The problem is the city's progressive leaders are trying to have it both ways: encouraging thousands of new market-rate housing units while discouraging developers from providing parking spaces for those units, which means more cars on our streets looking for scarce parking. This makes traffic on our streets a lot worse than it needs to be, which is bad for Muni. And both downtown businesses and neighborhood shopping districts need adequate parking for both city residents and for out-of-town shoppers who come to the city to shop, dine, or just visit.

"Other issues such as [Muni] work rules can be addressed in a seperate initiative."

But Prop. A actually makes addressing Muni work rules less likely, since one of its key elements---the bait that Peskin used to get the unions behind it---is to bump up the whole Muni pay scale. As it is, 75% of Muni's budget goes for labor and benefits. Prop. A will kick that up a notch. So when will Muni work rules be addressed? Never, that's when.

"More parking is more cars on the road. That means more congestion. Great idea! SF doesn't need that. I'm very happy to see H go down in flames."
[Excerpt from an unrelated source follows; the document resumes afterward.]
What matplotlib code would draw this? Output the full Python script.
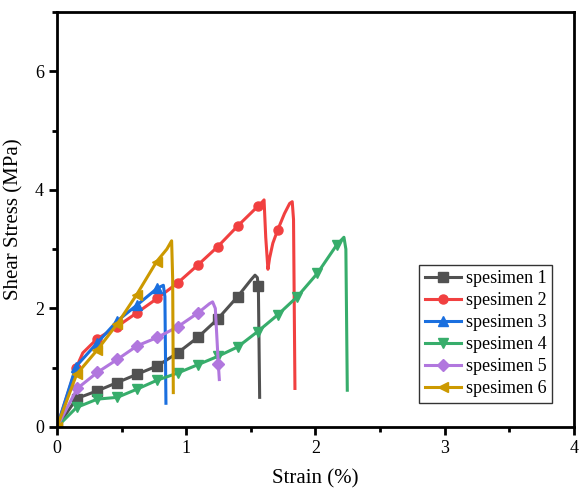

Encouraging more cars on our streets by encouraging development is the de facto city policy now. Actually discouraging developers from providing parking spaces for those developments means more cars on the street looking for even scarcer parking. That's just dumb and will make our traffic worse in the near future.

P.S. It's so bold of you to make a comment that sums up what every other political lemming in the city is saying---and to do it anonymously! SF progressivism: intellectually lame and personally/politically spineless.

 
At 9:42 PM, Anonymous Anonymous said...

well worse congestion is one of the things that makes people think twice about using their cars in the city.

so if, as you say claim, people are going to be driving around in ever more congested streets looking for non-existent parkings spots, then they'll probably think twice about using a car in the city. Maybe they'll think about taking advantage of transit, walking, biking, car sharing, or any of the number of alternatives to keeping their own personal automobile in a compact, dense city.

or we can further accomodate automobiles and encourage more cars on the road with crap like prop H.

the city doesn't owe it to real estate developers to cater to them by providing parking for their little projects. this isn't San Diego.

The city should stop catering to automobiles in general-- it's a black hole for sucking up city funds & there are already plenty of cars on the road. In fact, there is so much car traffic that people don't feel safe walking down the street. That's how you know you overindulged in planning around automobiles.